Но эти ужасы разыгрывались на суше. Наиболее ясное преимущество, которое обещала Британии деятельность Комнаты 40, касалось битвы за власть над морями, и там стратегия Британии претерпела изменения. Основной ее целью оставалось уничтожение германского флота в бою, но теперь Адмиралтейство придавало важное значение и другим задачам: прервать поставку в Германию военного снаряжения и бороться с растущей угрозой, которую представляли для британской торговли субмарины. Кроме того, Адмиралтейство постоянно мучили опасения, что Германия может предпринять массированную попытку вторгнуться в Британию194. Любые полученные заранее сведения о действиях германского флота были, разумеется, крайне важны.
Комната 40 начала поставлять подобные сведения почти сразу. С ноября 1914 года до конца войны, по словам члена группы Уильяма Кларка, “все крупные перемещения германского флота непременно становились известны Адмиралтейству заранее”195. Эти сведения были подробными, вплоть до перемещений отдельных кораблей и субмарин. Однако такие подробности вызывали новые проблемы. Начни британский флот отвечать действиями на каждое заранее известное перемещение германского флота, возникла бы опасность, что Германия узнает о раскрытых кодах. В секретной служебной записке адмирал Оливер писал, что “рисковать выдачей сведений о шифрах следует лишь тогда, когда результат того стоит”196.
Но что означало “того стоит”? Некоторые из служивших в Комнате 40 утверждали, что немало полезных сведений складывались штабелями и никогда не использовались, поскольку сотрудники Адмиралтейства – то есть адмирал Оливер по прозвищу Чучело – были одержимы страхом, как бы не раскрыть “Тайну”. В первые два года войны в прямом доступе к перехваченным сообщениям, расшифрованным в Комнате 40, было отказано даже главнокомандующему британским флотом, сэру Джону Джеллико, хотя, казалось бы, среди всех флотских офицеров именно ему эти сведения принесли бы наибольшую пользу. По сути, Джеллико официально познакомили с секретом Комнаты 40, не говоря уж о том, чтобы предоставить ему регулярный доступ к хранящимся в ней сведениям, лишь в ноябре 1916 года, когда Адмиралтейство, почуяв ущемленное самолюбие, согласилось, чтобы он получал дневную сводку, которую после прочтения полагалось сжечь.

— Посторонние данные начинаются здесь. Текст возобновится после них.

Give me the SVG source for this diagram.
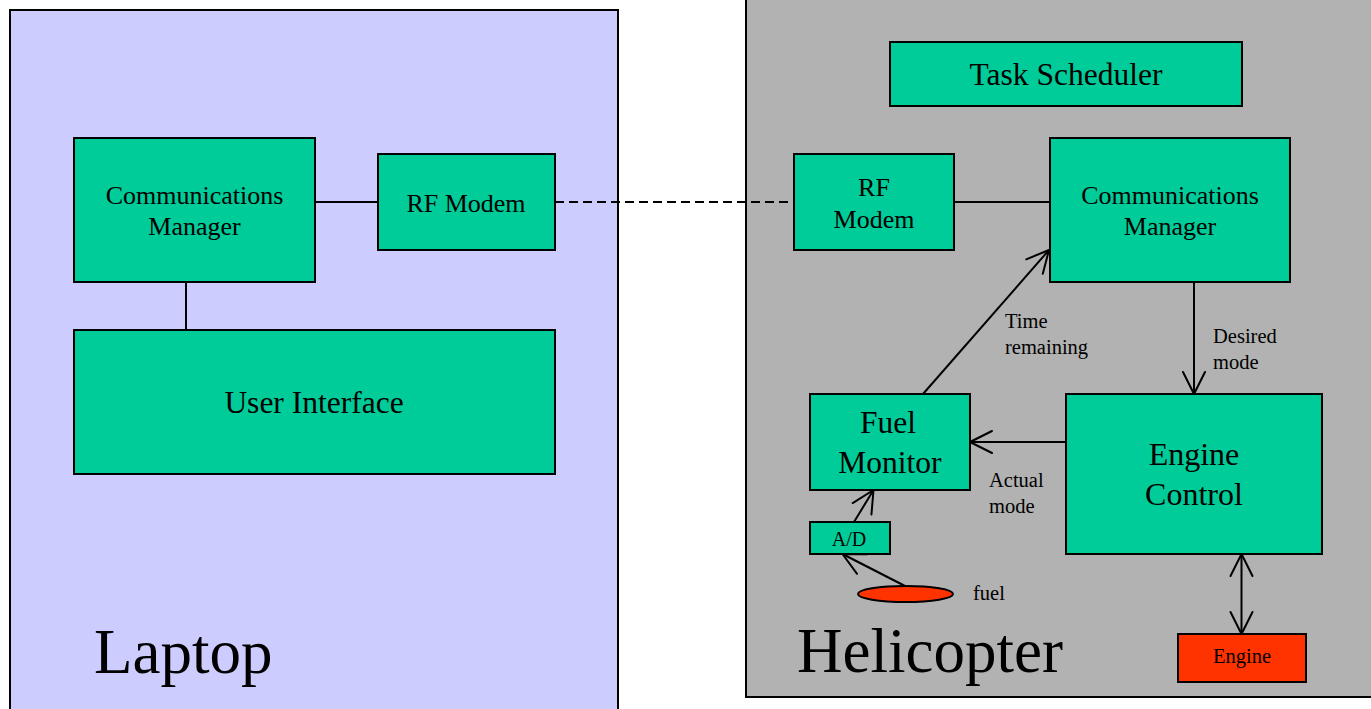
<svg xmlns="http://www.w3.org/2000/svg" width="1371" height="709" viewBox="0 0 1371 709">
  <style>
    text { font-family: "Liberation Serif", "Times New Roman", serif; fill: #000; text-anchor: middle; }
    .box { fill: #00CC99; stroke: #000; stroke-width: 2; }
    .hot { fill: #FF3300; stroke: #000; stroke-width: 2; }
    .wire { fill: none; stroke: #000; stroke-width: 2; }
    .radio { fill: none; stroke: #000; stroke-width: 2; stroke-dasharray: 9 5; }
    .lbl { font-size: 20.5px; text-anchor: start; }
    .big { font-size: 63px; text-anchor: start; }
  </style>
  <defs>
    <marker id="open" viewBox="0 0 24 24" refX="22" refY="11" markerWidth="24" markerHeight="24" markerUnits="userSpaceOnUse" orient="auto-start-reverse" overflow="visible">
      <path d="M0,0 L22,11 L0,22" fill="none" stroke="#000" stroke-width="2" stroke-linejoin="round" stroke-linecap="round"/>
    </marker>
  </defs>

  <!-- enclosures -->
  <g id="laptop">
    <rect x="10" y="10" width="608" height="720" fill="#CCCCFF" stroke="#000" stroke-width="2"/>
    <text class="big" x="94" y="673">Laptop</text>
  </g>
  <g id="helicopter">
    <rect x="746" y="-10" width="640" height="707" fill="#B2B2B2" stroke="#000" stroke-width="2"/>
    <text class="big" x="797" y="672">Helicopter</text>
  </g>

  <!-- connectors -->
  <g id="connectors">
    <line class="wire" x1="315" y1="202" x2="378" y2="202"/>
    <line class="wire" x1="186" y1="282" x2="186" y2="330"/>
    <line class="radio" x1="555" y1="202" x2="794" y2="202"/>
    <line class="wire" x1="954" y1="202" x2="1050" y2="202"/>
    <line class="wire" x1="923" y1="394" x2="1049" y2="250" marker-end="url(#open)"/>
    <line class="wire" x1="1194" y1="282" x2="1194" y2="394" marker-end="url(#open)"/>
    <line class="wire" x1="1066" y1="442" x2="970" y2="442" marker-end="url(#open)"/>
    <line class="wire" x1="854" y1="522" x2="873.5" y2="490" marker-end="url(#open)"/>
    <line class="wire" x1="905" y1="586" x2="842.5" y2="554" marker-end="url(#open)"/>
    <line class="wire" x1="1241.5" y1="554" x2="1241.5" y2="634" marker-start="url(#open)" marker-end="url(#open)"/>
    <text class="lbl" x="1005" y="328">Time</text>
    <text class="lbl" x="1005" y="354">remaining</text>
    <text class="lbl" x="1213" y="343">Desired</text>
    <text class="lbl" x="1213" y="369">mode</text>
    <text class="lbl" x="989" y="487">Actual</text>
    <text class="lbl" x="989" y="513">mode</text>
  </g>

  <!-- laptop nodes -->
  <g id="laptop-comms">
    <rect class="box" x="74" y="138" width="241" height="144"/>
    <text x="194.5" y="204" font-size="26">Communications</text>
    <text x="194.5" y="235" font-size="26">Manager</text>
  </g>
  <g id="laptop-modem">
    <rect class="box" x="378" y="154" width="177" height="96"/>
    <text x="466" y="212" font-size="26">RF Modem</text>
  </g>
  <g id="user-interface">
    <rect class="box" x="74" y="330" width="481" height="144"/>
    <text x="314" y="413" font-size="31.5">User Interface</text>
  </g>

  <!-- helicopter nodes -->
  <g id="task-scheduler">
    <rect class="box" x="890" y="42" width="352" height="64"/>
    <text x="1066" y="85" font-size="31.5">Task Scheduler</text>
  </g>
  <g id="heli-modem">
    <rect class="box" x="794" y="154" width="160" height="96"/>
    <text x="874" y="196" font-size="26">RF</text>
    <text x="874" y="228" font-size="26">Modem</text>
  </g>
  <g id="heli-comms">
    <rect class="box" x="1050" y="138" width="240" height="144"/>
    <text x="1170" y="204" font-size="26">Communications</text>
    <text x="1170" y="235" font-size="26">Manager</text>
  </g>
  <g id="fuel-monitor">
    <rect class="box" x="810" y="394" width="160" height="96"/>
    <text x="888" y="433" font-size="31.5">Fuel</text>
    <text x="890" y="473" font-size="31.5">Monitor</text>
  </g>
  <g id="engine-control">
    <rect class="box" x="1066" y="394" width="256" height="160"/>
    <text x="1194" y="465" font-size="32">Engine</text>
    <text x="1194" y="505" font-size="32">Control</text>
  </g>
  <g id="adc">
    <rect class="box" x="810" y="522" width="80" height="32"/>
    <text x="849" y="546" font-size="20">A/D</text>
  </g>
  <g id="fuel">
    <ellipse class="hot" cx="905.5" cy="594" rx="47.5" ry="8"/>
    <text class="lbl" x="973" y="600" font-size="20">fuel</text>
  </g>
  <g id="engine">
    <rect class="hot" x="1178" y="634" width="128" height="48"/>
    <text x="1242" y="663" font-size="20.5">Engine</text>
  </g>
</svg>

Жесткий контроль над перехваченными сообщениями, который осуществлял начальник штаба Оливер, был источником раздражения и для капитана второго ранга Хоупа из Комнаты 40.
“Если бы Штаб того от нас потребовал, – писал Хоуп, имея в виду Оливера, – мы могли бы предоставлять ценные сведения касательно передвижений субмарин, минных полей, траления мин и проч. Однако Штаб одержим был мыслью о секретности; они понимали, что у них в руках козырь, и исходили из того, что следует всячески стараться известные нам сведения держать при себе, чтобы козырь так и остался у нас в рукаве на какой-нибудь поистине великий случай, вроде выхода германского флота в полном составе, чтобы бросить нам вызов в бою. Иными словами, Начальство твердо решило пользоваться нашими сведениями в целях оборонительных, а не наступательных”197. Подчеркнуто рукой командующего Хоупа.
Это была нудная работа. Каждый день в подвал здания приходили, стрекоча, сотни перехваченных сообщений, там их помещали в контейнеры в форме гантелей, которые, в свою очередь, совали в вакуумные трубы и с приятным “у-умп” запускали в полет по зданию. Достигнув Комнаты 40, контейнеры сваливались в металлический лоток с грохотом, который “лишал хладнокровия ни о чем не подозревающих посетителей”, как вспоминал один из дешифровщиков группы198. Шум, производимый этими прибывающими сообщениями, особенно пагубно действовал на тех, кто нес ночное дежурство, по очереди уходя в спальню, которая соединяла два кабинета, размером побольше. Им приходилось выносить и другие тяготы – нашествие мышей. В спальне водились грызуны – ночью они бегали по лицам спящих.